[TASK GOAL]: Find each line holding the word "this" and give the number of such lines, nothing else.

(Records with drawing code)
++++

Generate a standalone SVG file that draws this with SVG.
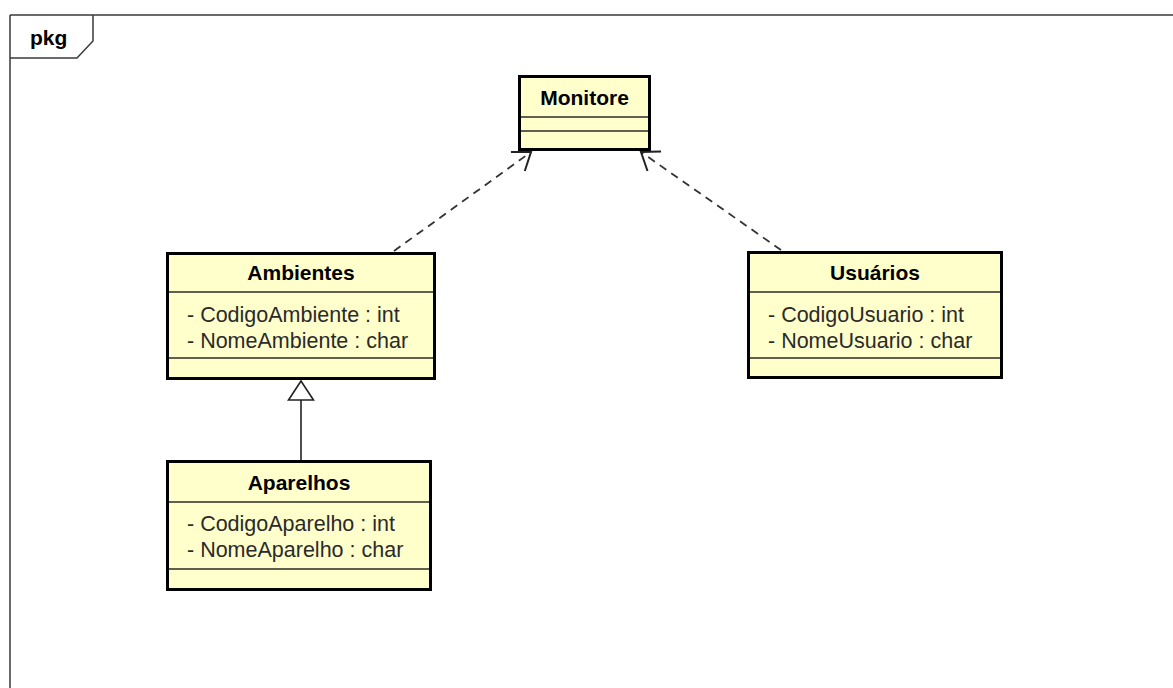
<svg xmlns="http://www.w3.org/2000/svg" width="1173" height="688" viewBox="0 0 1173 688">
  <style>
    .frame { fill: none; stroke: #3a3a3a; stroke-width: 1.5; }
    .box { fill: #FFFFCC; stroke: #000; stroke-width: 3; }
    .sep { stroke: #2a2a2a; stroke-width: 1.5; }
    .title { font-family: "Liberation Sans", Arial, sans-serif; font-size: 21px; font-weight: bold; fill: #000; text-anchor: middle; }
    .attr { font-family: "Liberation Sans", Arial, sans-serif; font-size: 21.5px; fill: #2a2a2a; }
    .pkg { font-family: "Liberation Sans", Arial, sans-serif; font-size: 21px; font-weight: bold; fill: #000; }
    .dep { fill: none; stroke: #333; stroke-width: 1.8; stroke-dasharray: 8 6; }
    .gen { fill: none; stroke: #222; stroke-width: 1.6; }
  </style>
  <defs>
    <marker id="openArrow" markerUnits="userSpaceOnUse" markerWidth="40" markerHeight="40" refX="0" refY="0" viewBox="-22 -20 24 40" orient="auto" overflow="visible">
      <path d="M-16.2,-11.8 L0,0 L-16.2,11.8" fill="none" stroke="#222" stroke-width="2"/>
    </marker>
    <marker id="hollowTriangle" markerUnits="userSpaceOnUse" markerWidth="40" markerHeight="40" refX="0" refY="0" viewBox="-22 -20 24 40" orient="auto" overflow="visible">
      <path d="M0,0 L-19,-12.5 L-19,12.5 Z" fill="#fff" stroke="#222" stroke-width="1.6"/>
    </marker>
  </defs>

  <!-- package frame -->
  <g id="package">
    <path class="frame" d="M10,15 H1173 M10,15 V688"/>
    <path class="frame" d="M10,58 H77 L93,41 V15"/>
    <text class="pkg" x="30" y="45">pkg</text>
  </g>

  <!-- connectors -->
  <g id="connectors">
    <line class="dep" x1="394" y1="251" x2="531" y2="152" marker-end="url(#openArrow)"/>
    <line class="dep" x1="781" y1="250" x2="641" y2="152" marker-end="url(#openArrow)"/>
    <line class="gen" x1="301" y1="461" x2="301" y2="381" marker-end="url(#hollowTriangle)"/>
  </g>

  <!-- classes -->
  <g id="Monitore">
    <rect class="box" x="519.5" y="76.5" width="130" height="73"/>
    <line class="sep" x1="521" y1="117" x2="648" y2="117"/>
    <line class="sep" x1="521" y1="131" x2="648" y2="131"/>
    <text class="title" x="584.5" y="105">Monitore</text>
  </g>

  <g id="Ambientes">
    <rect class="box" x="167.5" y="253.5" width="267" height="125"/>
    <line class="sep" x1="169" y1="292" x2="433" y2="292"/>
    <line class="sep" x1="169" y1="358" x2="433" y2="358"/>
    <text class="title" x="301" y="280">Ambientes</text>
    <text class="attr" x="187" y="322">- CodigoAmbiente : int</text>
    <text class="attr" x="187" y="348">- NomeAmbiente : char</text>
  </g>

  <g id="Usuarios">
    <rect class="box" x="748.5" y="252.5" width="253" height="125"/>
    <line class="sep" x1="750" y1="292" x2="1000" y2="292"/>
    <line class="sep" x1="750" y1="358" x2="1000" y2="358"/>
    <text class="title" x="875" y="280">Usuários</text>
    <text class="attr" x="768" y="322">- CodigoUsuario : int</text>
    <text class="attr" x="768" y="348">- NomeUsuario : char</text>
  </g>

  <g id="Aparelhos">
    <rect class="box" x="167.5" y="461.5" width="263" height="128"/>
    <line class="sep" x1="169" y1="502" x2="429" y2="502"/>
    <line class="sep" x1="169" y1="569" x2="429" y2="569"/>
    <text class="title" x="299" y="490">Aparelhos</text>
    <text class="attr" x="187" y="531">- CodigoAparelho : int</text>
    <text class="attr" x="187" y="557">- NomeAparelho : char</text>
  </g>
</svg>
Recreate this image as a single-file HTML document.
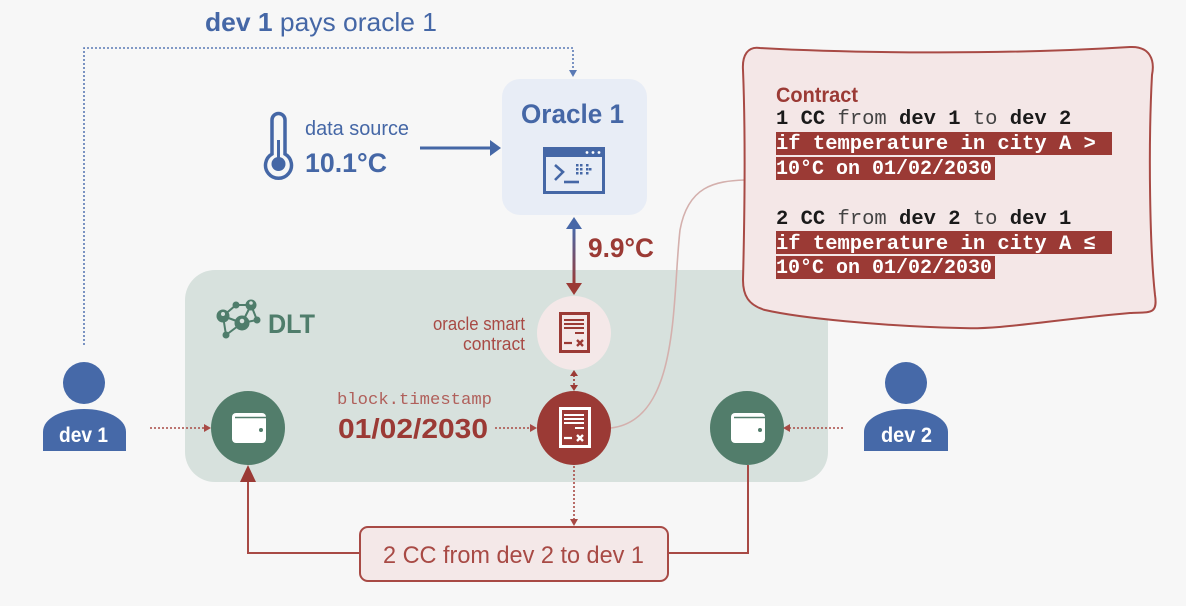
<!DOCTYPE html>
<html><head><meta charset="utf-8"><style>
html,body{margin:0;padding:0;background:#f7f7f7;}
svg{display:block;}
text{font-family:"Liberation Sans",sans-serif;}
text.mono{font-family:"Liberation Mono",monospace;}
</style></head><body>
<svg width="1186" height="606" viewBox="0 0 1186 606" xmlns="http://www.w3.org/2000/svg">
<defs>
<linearGradient id="g1" x1="0" y1="0" x2="0" y2="1">
<stop offset="0" stop-color="#4868a8"/><stop offset="1" stop-color="#9b3a35"/>
</linearGradient>
</defs>
<rect width="1186" height="606" fill="#f7f7f7"/>

<!-- DLT box -->
<rect x="185" y="270" width="643" height="212" rx="30" fill="#d7e1dd"/>

<!-- top dotted blue connector -->
<path d="M84,345 V48 H573 V71" fill="none" stroke="#5a7ab5" stroke-width="1.6" stroke-dasharray="2,2"/>
<polygon points="569,70 577,70 573,77" fill="#5a7ab5"/>
<text x="205" y="31" font-size="26" fill="#4567a6" textLength="232" lengthAdjust="spacingAndGlyphs"><tspan font-weight="bold">dev 1</tspan> pays oracle 1</text>

<!-- Oracle box -->
<rect x="502" y="79" width="145" height="136" rx="18" fill="#e8edf6"/>
<text x="521" y="123" font-size="27" font-weight="bold" fill="#4567a6" textLength="103" lengthAdjust="spacingAndGlyphs">Oracle 1</text>
<!-- terminal icon -->
<rect x="544.5" y="148.5" width="59" height="44" fill="none" stroke="#4567a6" stroke-width="3"/>
<rect x="543" y="147" width="62" height="10" fill="#4567a6"/>
<circle cx="587" cy="152.5" r="1.4" fill="#fff"/><circle cx="593" cy="152.5" r="1.4" fill="#fff"/><circle cx="599" cy="152.5" r="1.4" fill="#fff"/>
<polyline points="555,165 563,172 555,180" fill="none" stroke="#4567a6" stroke-width="2.6"/>
<line x1="564" y1="182" x2="579" y2="182" stroke="#4567a6" stroke-width="2.6"/>
<g fill="#4567a6">
<rect x="576" y="164" width="2.5" height="2.5"/><rect x="580" y="164" width="2.5" height="2.5"/><rect x="586" y="164" width="2.5" height="2.5"/>
<rect x="576" y="168" width="2.5" height="2.5"/><rect x="580" y="168" width="2.5" height="2.5"/><rect x="586" y="168" width="2.5" height="2.5"/><rect x="589" y="168" width="2.5" height="2.5"/>
<rect x="576" y="172" width="2.5" height="2.5"/><rect x="580" y="172" width="2.5" height="2.5"/><rect x="586" y="172" width="2.5" height="2.5"/>
</g>

<!-- thermometer -->
<path d="M272,154 V120 A6.5,6.5 0 0 1 285,120 V154 A13,13 0 1 1 272,154 Z" fill="none" stroke="#4567a6" stroke-width="3.5"/>
<circle cx="278.5" cy="164" r="7" fill="#4567a6"/>
<line x1="278.5" y1="140" x2="278.5" y2="160" stroke="#4567a6" stroke-width="3"/>
<text x="305" y="135" font-size="20" fill="#4567a6" textLength="104" lengthAdjust="spacingAndGlyphs">data source</text>
<text x="305" y="172" font-size="27" font-weight="bold" fill="#4567a6" textLength="82" lengthAdjust="spacingAndGlyphs">10.1°C</text>
<line x1="420" y1="148" x2="492" y2="148" stroke="#4567a6" stroke-width="3"/>
<polygon points="490,140 501,148 490,156" fill="#4567a6"/>

<!-- oracle <-> DLT arrow -->
<rect x="572.5" y="228" width="3" height="56" fill="url(#g1)"/>
<polygon points="566,229 582,229 574,217" fill="#4868a8"/>
<polygon points="566,283 582,283 574,295" fill="#9b3a35"/>
<text x="588" y="257" font-size="27" font-weight="bold" fill="#9b3a35" textLength="66" lengthAdjust="spacingAndGlyphs">9.9°C</text>

<!-- curve to contract -->
<path d="M611,428 C680,420 672,300 680,230 C688,186 715,181 745,180" fill="none" stroke="#d4b0ad" stroke-width="1.6"/>

<!-- Contract box -->
<path d="M760,48 C850,53 1000,55 1130,47 C1150,46 1155,60 1152,75 C1148,150 1150,250 1155,295 C1158,315 1150,312 1130,313 C1050,320 1000,330 960,328 C880,326 800,318 765,310 C748,305 743,295 743,280 C745,200 745,120 743,70 C742,55 748,46 760,48 Z" fill="#f4e7e7" stroke="#a84a45" stroke-width="2"/>
<text x="776" y="102" font-size="21" font-weight="bold" fill="#9b3a35" textLength="82" lengthAdjust="spacingAndGlyphs">Contract</text>
<text class="mono" x="776" y="124" font-size="20.5" fill="#1a1a1a"><tspan font-weight="bold">1 CC</tspan><tspan fill="#444"> from </tspan><tspan font-weight="bold">dev 1</tspan><tspan fill="#444"> to </tspan><tspan font-weight="bold">dev 2</tspan></text>
<rect x="776" y="132" width="336" height="23" fill="#9b3a35"/>
<rect x="776" y="157" width="219" height="23" fill="#9b3a35"/>
<text class="mono" x="776" y="149" font-size="20.5" fill="#fff" font-weight="bold">if temperature in city A &gt;</text>
<text class="mono" x="776" y="174" font-size="20.5" fill="#fff" font-weight="bold" textLength="216" lengthAdjust="spacingAndGlyphs">10°C on 01/02/2030</text>
<text class="mono" x="776" y="224" font-size="20.5" fill="#1a1a1a"><tspan font-weight="bold">2 CC</tspan><tspan fill="#444"> from </tspan><tspan font-weight="bold">dev 2</tspan><tspan fill="#444"> to </tspan><tspan font-weight="bold">dev 1</tspan></text>
<rect x="776" y="231" width="336" height="23" fill="#9b3a35"/>
<rect x="776" y="256" width="219" height="23" fill="#9b3a35"/>
<text class="mono" x="776" y="249" font-size="20.5" fill="#fff" font-weight="bold">if temperature in city A ≤</text>
<text class="mono" x="776" y="273" font-size="20.5" fill="#fff" font-weight="bold" textLength="216" lengthAdjust="spacingAndGlyphs">10°C on 01/02/2030</text>

<!-- DLT label & icon -->
<g stroke="#4f7d6b" stroke-width="2" fill="none">
<line x1="236" y1="305" x2="251" y2="305"/>
<line x1="223" y1="316" x2="236" y2="305"/>
<line x1="223" y1="316" x2="242" y2="323"/>
<line x1="251" y1="305" x2="242" y2="323"/>
<line x1="251" y1="305" x2="257" y2="320"/>
<line x1="242" y1="323" x2="257" y2="320"/>
<line x1="226" y1="335" x2="223" y2="316"/>
<line x1="226" y1="335" x2="242" y2="323"/>
</g>
<g fill="#4f7d6b">
<circle cx="236" cy="305" r="3.5"/><circle cx="251" cy="305" r="5.5"/><circle cx="223" cy="316" r="6.5"/>
<circle cx="242" cy="323" r="7.5"/><circle cx="257" cy="320" r="3.5"/><circle cx="226" cy="335" r="3.5"/>
</g>
<g fill="#d7e1dd"><circle cx="251" cy="303" r="1.8"/><circle cx="223" cy="314" r="2"/><circle cx="242" cy="321" r="2.3"/></g>
<text x="268" y="333" font-size="27" font-weight="bold" fill="#4f7d6b" textLength="47" lengthAdjust="spacingAndGlyphs">DLT</text>

<text x="525" y="330" font-size="18" fill="#a84a45" text-anchor="end" textLength="92" lengthAdjust="spacingAndGlyphs">oracle smart</text>
<text x="525" y="350" font-size="18" fill="#a84a45" text-anchor="end" textLength="62" lengthAdjust="spacingAndGlyphs">contract</text>

<!-- oracle smart contract circle -->
<circle cx="574" cy="333" r="37" fill="#f4e8e8"/>
<g>
<rect x="560.5" y="313.5" width="28" height="38" fill="none" stroke="#9b3a35" stroke-width="3"/>
<line x1="564" y1="320" x2="584" y2="320" stroke="#9b3a35" stroke-width="2"/>
<line x1="564" y1="324" x2="584" y2="324" stroke="#9b3a35" stroke-width="2"/>
<line x1="564" y1="328" x2="584" y2="328" stroke="#9b3a35" stroke-width="2"/>
<line x1="575" y1="333" x2="584" y2="333" stroke="#9b3a35" stroke-width="2"/>
<line x1="564" y1="343" x2="572" y2="343" stroke="#9b3a35" stroke-width="2.2"/>
<path d="M577,340 L583,346 M583,340 L577,346" stroke="#9b3a35" stroke-width="2.4"/>
</g>

<!-- dashed double arrow -->
<line x1="574" y1="375" x2="574" y2="386" stroke="#9b3a35" stroke-width="1.6" stroke-dasharray="2,2"/>
<polygon points="570,376 578,376 574,370" fill="#9b3a35"/>
<polygon points="570,385 578,385 574,391" fill="#9b3a35"/>

<!-- red contract circle -->
<circle cx="574" cy="428" r="37" fill="#9b3a35"/>
<g>
<rect x="560.5" y="408.5" width="29" height="38" fill="none" stroke="#fff" stroke-width="3"/>
<line x1="564" y1="415" x2="584" y2="415" stroke="#fff" stroke-width="2"/>
<line x1="564" y1="419" x2="584" y2="419" stroke="#fff" stroke-width="2"/>
<line x1="564" y1="423" x2="584" y2="423" stroke="#fff" stroke-width="2"/>
<line x1="575" y1="428" x2="584" y2="428" stroke="#fff" stroke-width="2"/>
<line x1="564" y1="438" x2="572" y2="438" stroke="#fff" stroke-width="2.2"/>
<path d="M577,435 L583,441 M583,435 L577,441" stroke="#fff" stroke-width="2.4"/>
</g>

<text class="mono" x="337" y="404" font-size="17" fill="#b0605b" textLength="155" lengthAdjust="spacingAndGlyphs">block.timestamp</text>
<text x="338" y="438" font-size="28" font-weight="bold" fill="#9b3a35" textLength="150" lengthAdjust="spacingAndGlyphs">01/02/2030</text>
<line x1="495" y1="428" x2="531" y2="428" stroke="#a84a45" stroke-width="1.6" stroke-dasharray="2,2"/>
<polygon points="530,424 537,428 530,432" fill="#a84a45"/>

<!-- wallets -->
<circle cx="248" cy="428" r="37" fill="#527d6b"/>
<rect x="232" y="413" width="34" height="30" rx="4" fill="#fff"/>
<line x1="235" y1="417.5" x2="266" y2="417.5" stroke="#527d6b" stroke-width="1.5"/>
<circle cx="261" cy="430" r="2" fill="#527d6b"/>

<circle cx="747" cy="428" r="37" fill="#527d6b"/>
<rect x="731" y="413" width="34" height="30" rx="4" fill="#fff"/>
<line x1="734" y1="417.5" x2="765" y2="417.5" stroke="#527d6b" stroke-width="1.5"/>
<circle cx="760" cy="430" r="2" fill="#527d6b"/>

<!-- dev1 -->
<circle cx="84" cy="383" r="21" fill="#4669a8"/>
<path d="M43,451 L43,432 C43,418 62,409 84,409 C106,409 126,418 126,432 L126,451 Z" fill="#4669a8"/>
<text x="59" y="442" font-size="21" font-weight="bold" fill="#fff" textLength="49" lengthAdjust="spacingAndGlyphs">dev 1</text>
<line x1="150" y1="428" x2="205" y2="428" stroke="#a84a45" stroke-width="1.6" stroke-dasharray="2,2"/>
<polygon points="204,424 211,428 204,432" fill="#a84a45"/>

<!-- dev2 -->
<circle cx="906" cy="383" r="21" fill="#4669a8"/>
<path d="M864,451 L864,432 C864,418 884,409 906,409 C928,409 948,418 948,432 L948,451 Z" fill="#4669a8"/>
<text x="881" y="442" font-size="21" font-weight="bold" fill="#fff" textLength="51" lengthAdjust="spacingAndGlyphs">dev 2</text>
<line x1="843" y1="428" x2="789" y2="428" stroke="#a84a45" stroke-width="1.6" stroke-dasharray="2,2"/>
<polygon points="790,424 783,428 790,432" fill="#a84a45"/>

<!-- red circle -> box -->
<line x1="574" y1="466" x2="574" y2="520" stroke="#a84a45" stroke-width="1.6" stroke-dasharray="2,2"/>
<polygon points="570,519 578,519 574,526" fill="#a84a45"/>

<!-- box connectors -->
<path d="M359,553 H248 V481" fill="none" stroke="#a84a45" stroke-width="2"/>
<polygon points="240,482 256,482 248,465" fill="#9b3a35"/>
<path d="M668,553 H748 V465" fill="none" stroke="#a84a45" stroke-width="2"/>

<rect x="360" y="527" width="308" height="54" rx="8" fill="#f4e8e8" stroke="#a84a45" stroke-width="2"/>
<text x="383" y="563" font-size="24" fill="#a84a45" textLength="261" lengthAdjust="spacingAndGlyphs">2 CC from dev 2 to dev 1</text>
</svg>
</body></html>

++++

[WRITTEN RESPONSE]: 2